By GREGORY DL MORRIS, who has covered the chemical industry and issues in the financial industry for the past 20 years
One of the insurance carriers that specializes in environmental risk management in the chemicals process sector is ACE Ltd., which operates ESIS Inc. as a third-party administrator and risk-management company.
At the end of 2007, ACE acquired Hygienetics Environmental Services and added it to the ESIS portfolio. Hygienetics supports ESIS projects and ACE Environmental underwriting, but also serves commercial clients.
"We evaluate the owners' overall environmental risk," said William Hazelton, senior vice president of ACE Environmental Risk, "that includes process design, plans in place, and claims history. We identify deficiencies and set a timetable for addressing them before binding the coverage. We also document the fixes."
Hazelton stressed that the rigorous underwriting is good for the insured, the carrier, and the market. "Without it we may not be able to write a given risk at all, or might have to set higher premiums or more restrictive terms." He agreed that industry programs like Responsible Care "are helpful, and are definitely part of the equation, but every case is different."
Gerry Rojewski, vice president of ACE Environmental Risk, added that the underwriting does not result in an all-or-nothing finding. "For example, we can put sublimits on existing policies instead of shutting out a client. Once training and mitigation have been addressed, we can bump up those limits. It can be done incrementally. That is safer for the insureds, and safer for us."
FM Global, a monoline property carrier, also specializes in the chemical sector. "Our view of risk is different from many others,' " said Jeffrey Beauman, vice president of all-risk underwriting. "The process industry, except petrochemical plants, is a significant portion of our business, with an operating group and a significant portion of our engineering field force dedicated to 1,200 insured locations worldwide. We, and our clients, believe that the risks in their line of business can be managed, and that the kind of losses that grab headlines can be prevented."
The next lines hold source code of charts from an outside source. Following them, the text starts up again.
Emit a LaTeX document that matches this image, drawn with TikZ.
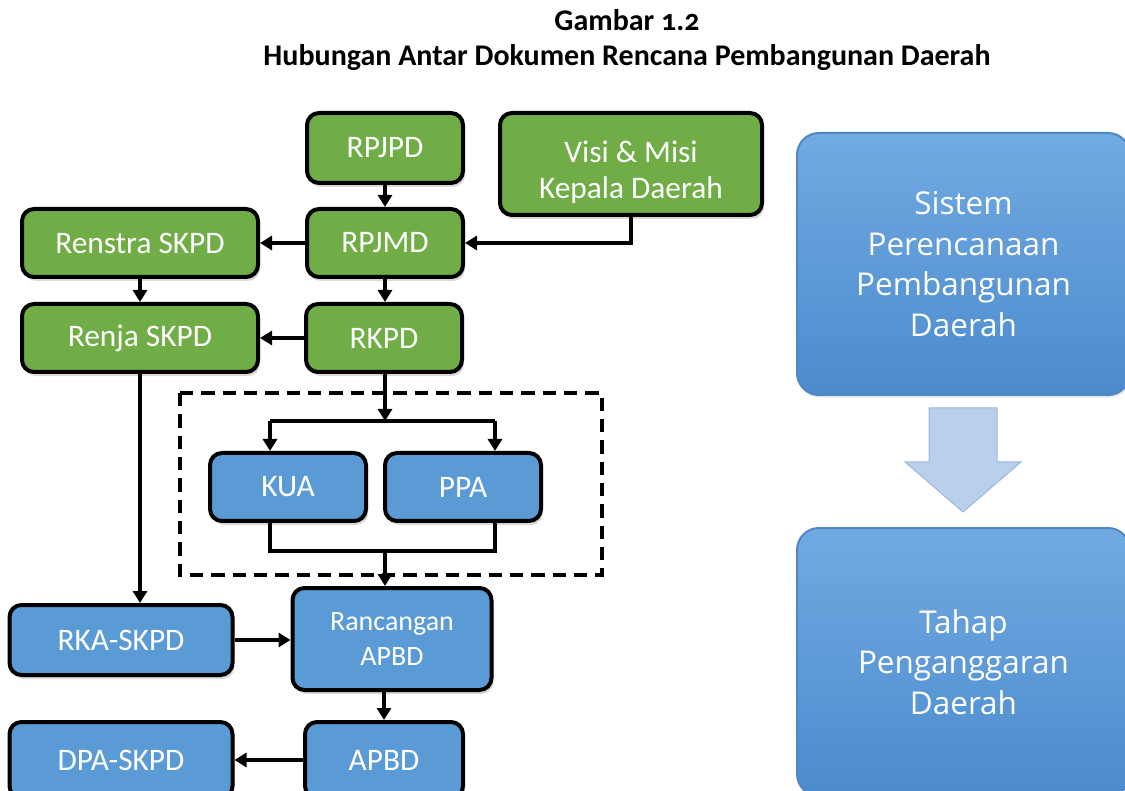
\documentclass[tikz,border=0pt]{standalone}
\usepackage{fontspec}
\setmainfont{Carlito}
\newfontfamily\osans{Open Sans}
\usetikzlibrary{arrows.meta,shadows,calc}
\definecolor{gfill}{HTML}{70AD47}
\definecolor{bfill}{HTML}{5B9BD5}
\definecolor{rtop}{HTML}{72AAE2}
\definecolor{rbot}{HTML}{4B8BCD}
\definecolor{rborder}{HTML}{4F86C6}
\definecolor{afill}{HTML}{B9D0EC}
\definecolor{aborder}{HTML}{9DB8DC}
\begin{document}
\begin{tikzpicture}[x=0.75pt,y=-0.75pt,
  box/.style={draw=black, line width=3pt, rounded corners=9pt, text=white,
    font=\fontsize{23.5}{28}\selectfont, inner sep=0pt, align=center,
    drop shadow={shadow xshift=1.5pt,shadow yshift=-3pt,opacity=0.3}},
  gbox/.style={box, fill=gfill},
  bbox/.style={box, fill=bfill},
  bigbox/.style={draw=rborder, line width=1.5pt, rounded corners=16.5pt,
    top color=rtop, bottom color=rbot, text=white, align=center,
    font=\osans\fontsize{23.6}{30.5}\selectfont,
    minimum width=249.75pt, inner sep=0pt,
    drop shadow={shadow xshift=1pt,shadow yshift=-2pt,opacity=0.2}},
  arr/.style={line width=2.6pt, -{Triangle[length=9pt,width=10.5pt]}},
  ln/.style={line width=2.6pt},
  ttl/.style={font=\bfseries\fontsize{22.5}{27}\selectfont, inner sep=0pt}
]
\useasboundingbox (0,0) rectangle (1125,791);

% title
\node[ttl] (t1) at (627,20) {Gambar \addfontfeatures{Numbers=OldStyle}1.2};
\node[ttl] (t2) at (627,58) {Hubungan Antar Dokumen Rencana Pembangunan Daerah};

% dashed group
\draw[line width=2.6pt, dash pattern=on 10pt off 6pt] (180,393) rectangle (602,575);

% green boxes
\node[gbox, minimum width=117pt, minimum height=52.5pt] (rpjpd) at (385,148) {RPJPD};
\node[gbox, minimum width=196.5pt, minimum height=76.5pt] (visi) at (631,164) {};
\node[text=white, align=center, inner sep=0pt, font=\fontsize{23.5}{27}\selectfont]
  (visitxt) at (631,172) {Visi \& Misi\\Kepala Daerah};
\node[gbox, minimum width=177pt, minimum height=51pt] (renstra) at (140,243) {Renstra SKPD};
\node[gbox, minimum width=117pt, minimum height=51pt] (rpjmd) at (385,243) {RPJMD};
\node[gbox, minimum width=177pt, minimum height=51pt] (renja) at (140,338) {Renja SKPD};
\node[gbox, minimum width=117pt, minimum height=51pt] (rkpd) at (384,338) {RKPD};

% blue boxes
\node[bbox, minimum width=117pt, minimum height=51pt] (kua) at (288,487) {KUA};
\node[bbox, minimum width=117pt, minimum height=51pt] (ppa) at (463,487) {PPA};
\node[bbox, minimum width=149.25pt, minimum height=76.5pt,
  font=\fontsize{21}{26}\selectfont] (ranc) at (392,639) {Rancangan\\APBD};
\node[bbox, minimum width=167.25pt, minimum height=52.5pt] (rka) at (121,640) {RKA-SKPD};
\node[bbox, minimum width=118.5pt, minimum height=57pt] (apbd) at (384,760) {APBD};
\node[bbox, minimum width=167.25pt, minimum height=57pt] (dpa) at (121,760) {DPA-SKPD};

% connectors
\draw[arr] (rpjpd.south) -- (rpjmd.north);
\draw[arr] (visi.south) |- (rpjmd.east);
\draw[arr] (rpjmd.west) -- (renstra.east);
\draw[arr] (renstra.south) -- (renja.north);
\draw[arr] (rpjmd.south) -- (rkpd.north -| rpjmd.south);
\draw[arr] (rkpd.west) -- (renja.east);
\coordinate (split) at (385,421);
\draw[arr] (rkpd.south -| split) -- (split);
\draw[ln] ($(split)+(-115,0)$) -- ($(split)+(110,0)$);
\draw[arr] ($(split)+(-115,0)$) -- ($(kua.north)+(-18,0)$);
\draw[arr] ($(split)+(110,0)$) -- ($(ppa.north)+(32,0)$);
\coordinate (merge) at (385,550);
\draw[ln] ($(kua.south)+(-18,0)$) |- ($(ppa.south)+(32,28)$) -- ($(ppa.south)+(32,0)$);
\draw[arr] (merge) -- (merge |- ranc.north);
\draw[arr] (renja.south) -- (renja.south |- rka.north);
\draw[arr] (rka.east) -- (rka.east -| ranc.west);
\draw[arr] (apbd.north |- ranc.south) -- (apbd.north);
\draw[arr] (apbd.west) -- (dpa.east);

% right side
\node[bigbox, minimum height=196.5pt] (sys) at (963.5,264)
  {Sistem\\Perencanaan\\Pembangunan\\Daerah};
\node[bigbox, minimum height=201pt] (tahap) at (963.5,662)
  {Tahap\\Penganggaran\\Daerah};
\draw[fill=afill, draw=aborder, line width=0.75pt]
  (929,408) -- (997,408) -- (997,462) -- (1021,462) -- (963,512)
  -- (905,462) -- (929,462) -- cycle;
\end{tikzpicture}
\end{document}
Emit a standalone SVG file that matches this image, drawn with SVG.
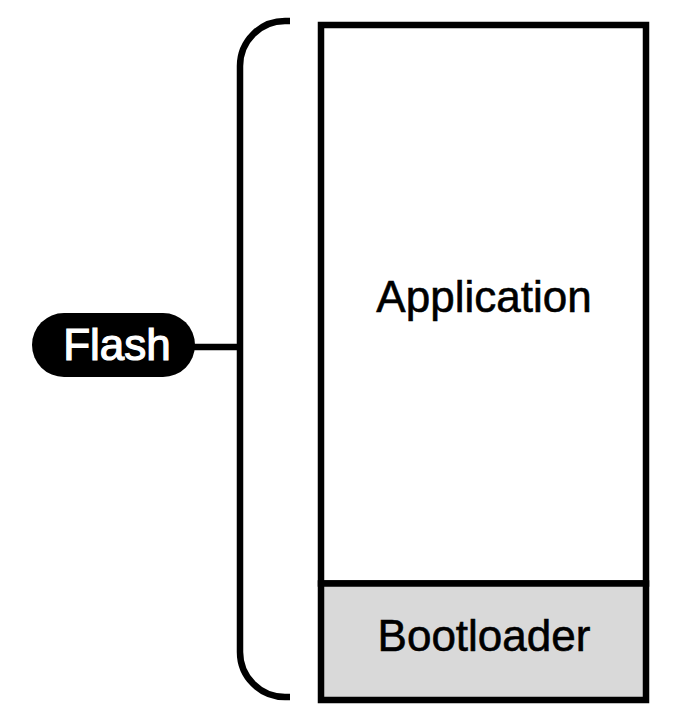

Maintaining a loss-driven view, said Beauman, reveals patterns, such as "more than half of the events, by number or dollar value, are related to fire. Many fire suppression systems can handle a pool fire. But anyone in the industry can tell you how destructive a three-dimensional fire is. One simple piece of risk management is to use solid floors and curbs instead of grates to keep a fire from growing three dimensionally."
Beauman urges plant managers and chemical company risk managers to think three-dimensionally even outside their fence lines. "You think about your own facilities every day, which you should. But also think about how your facility could affect others nearby, and how they could affect you."